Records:
┄┄┄┄┄┄┄┄┄┄

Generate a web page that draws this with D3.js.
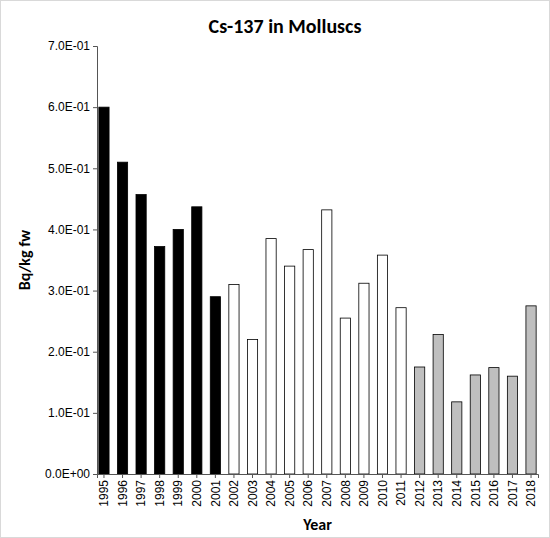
<!DOCTYPE html>
<meta charset="utf-8">
<body style="margin:0">
<div id="chart"></div>
<script src="https://cdn.jsdelivr.net/npm/d3@7"></script>
<script>
var years = d3.range(1995, 2019).map(String);
var values = [0.60, 0.51, 0.457, 0.372, 0.40, 0.437, 0.29, 0.31, 0.22, 0.385, 0.34, 0.367, 0.432, 0.255, 0.312, 0.358, 0.272, 0.175, 0.228, 0.118, 0.162, 0.174, 0.16, 0.275];
var groups = ["a","a","a","a","a","a","a","b","b","b","b","b","b","b","b","b","b","c","c","c","c","c","c","c"];
var fills = {a: "#000", b: "#fff", c: "#bfbfbf"};
var yTicks = [0, 0.1, 0.2, 0.3, 0.4, 0.5, 0.6, 0.7];

var W = 550, H = 538, m = {top: 46, right: 12, bottom: 64, left: 97};
var svg = d3.select("#chart").append("svg").attr("width", W).attr("height", H)
	.style("font-family", "Calibri, Carlito, 'Liberation Sans', Arial, sans-serif");
svg.append("rect").attr("x", 0.5).attr("y", 0.5).attr("width", W - 1).attr("height", H - 1)
	.attr("fill", "#fff").attr("stroke", "#d9d9d9");

var x = d3.scaleBand().domain(years).range([m.left, W - m.right]).paddingInner(0.45).paddingOuter(0.1);
var y = d3.scaleLinear().domain([0, 0.7]).range([H - m.bottom, m.top]);

svg.selectAll(".bar").data(values).enter().append("rect")
	.attr("x", function(d, i) { return x(years[i]); })
	.attr("y", function(d) { return y(d); })
	.attr("width", x.bandwidth())
	.attr("height", function(d) { return y(0) - y(d); })
	.attr("fill", function(d, i) { return fills[groups[i]]; })
	.attr("stroke", "#000").attr("stroke-width", 0.8);

var ya = svg.append("g").attr("transform", "translate(" + m.left + ",0)")
	.call(d3.axisLeft(y).tickValues(yTicks).tickSize(4).tickFormat(function(d) { return d.toExponential(1).replace("e-", "E-0").replace("e+", "E+0"); }));
var xa = svg.append("g").attr("transform", "translate(0," + (H - m.bottom) + ")")
	.call(d3.axisBottom(x).tickSize(4));
xa.selectAll("text").attr("transform", "rotate(-90)").attr("text-anchor", "end")
	.attr("x", -6).attr("y", 0).attr("dy", "0.35em");
svg.selectAll(".domain, .tick line").attr("stroke", "#555");
svg.selectAll(".tick text").attr("font-size", 12).attr("font-family", "inherit").attr("fill", "#000");

svg.append("text").attr("x", W / 2 + 10).attr("y", 33).attr("text-anchor", "middle")
	.attr("font-size", 20).attr("font-weight", "bold").text("Cs-137 in Molluscs");
svg.append("text").attr("x", (m.left + W - m.right) / 2).attr("y", H - 8).attr("text-anchor", "middle")
	.attr("font-size", 16).attr("font-weight", "bold").text("Year");
svg.append("text").attr("transform", "translate(30," + ((m.top + H - m.bottom) / 2) + ") rotate(-90)")
	.attr("text-anchor", "middle").attr("font-size", 16).attr("font-weight", "bold").text("Bq/kg fw");
</script>
</body>
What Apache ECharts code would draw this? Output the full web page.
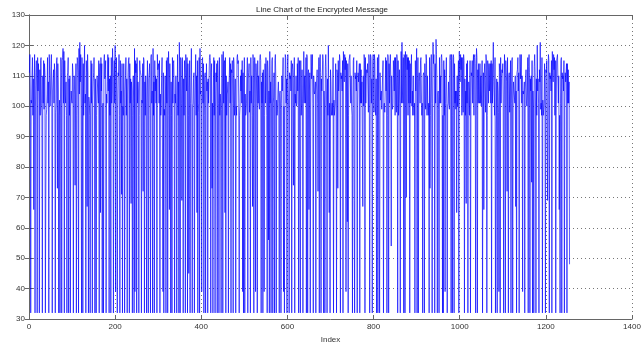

┄┄┄┄┄┄┄┄┄┄

Write out the full listing verbatim, excluding its pictures.

FULL RESPONSE:
Generate a web page that draws this with D3.js.
<!DOCTYPE html>
<meta charset="utf-8">
<body style="margin:0">
<div id="chart"></div>
<script src="https://cdn.jsdelivr.net/npm/d3@7"></script>
<script>
var years = d3.range(1995, 2019).map(String);
var values = [0.60, 0.51, 0.457, 0.372, 0.40, 0.437, 0.29, 0.31, 0.22, 0.385, 0.34, 0.367, 0.432, 0.255, 0.312, 0.358, 0.272, 0.175, 0.228, 0.118, 0.162, 0.174, 0.16, 0.275];
var groups = ["a","a","a","a","a","a","a","b","b","b","b","b","b","b","b","b","b","c","c","c","c","c","c","c"];
var fills = {a: "#000", b: "#fff", c: "#bfbfbf"};
var yTicks = [0, 0.1, 0.2, 0.3, 0.4, 0.5, 0.6, 0.7];

var W = 550, H = 538, m = {top: 46, right: 12, bottom: 64, left: 97};
var svg = d3.select("#chart").append("svg").attr("width", W).attr("height", H)
	.style("font-family", "Calibri, Carlito, 'Liberation Sans', Arial, sans-serif");
svg.append("rect").attr("x", 0.5).attr("y", 0.5).attr("width", W - 1).attr("height", H - 1)
	.attr("fill", "#fff").attr("stroke", "#d9d9d9");

var x = d3.scaleBand().domain(years).range([m.left, W - m.right]).paddingInner(0.45).paddingOuter(0.1);
var y = d3.scaleLinear().domain([0, 0.7]).range([H - m.bottom, m.top]);

svg.selectAll(".bar").data(values).enter().append("rect")
	.attr("x", function(d, i) { return x(years[i]); })
	.attr("y", function(d) { return y(d); })
	.attr("width", x.bandwidth())
	.attr("height", function(d) { return y(0) - y(d); })
	.attr("fill", function(d, i) { return fills[groups[i]]; })
	.attr("stroke", "#000").attr("stroke-width", 0.8);

var ya = svg.append("g").attr("transform", "translate(" + m.left + ",0)")
	.call(d3.axisLeft(y).tickValues(yTicks).tickSize(4).tickFormat(function(d) { return d.toExponential(1).replace("e-", "E-0").replace("e+", "E+0"); }));
var xa = svg.append("g").attr("transform", "translate(0," + (H - m.bottom) + ")")
	.call(d3.axisBottom(x).tickSize(4));
xa.selectAll("text").attr("transform", "rotate(-90)").attr("text-anchor", "end")
	.attr("x", -6).attr("y", 0).attr("dy", "0.35em");
svg.selectAll(".domain, .tick line").attr("stroke", "#555");
svg.selectAll(".tick text").attr("font-size", 12).attr("font-family", "inherit").attr("fill", "#000");

svg.append("text").attr("x", W / 2 + 10).attr("y", 33).attr("text-anchor", "middle")
	.attr("font-size", 20).attr("font-weight", "bold").text("Cs-137 in Molluscs");
svg.append("text").attr("x", (m.left + W - m.right) / 2).attr("y", H - 8).attr("text-anchor", "middle")
	.attr("font-size", 16).attr("font-weight", "bold").text("Year");
svg.append("text").attr("transform", "translate(30," + ((m.top + H - m.bottom) / 2) + ") rotate(-90)")
	.attr("text-anchor", "middle").attr("font-size", 16).attr("font-weight", "bold").text("Bq/kg fw");
</script>
</body>
What Apache ECharts code would draw this? Output the full web page.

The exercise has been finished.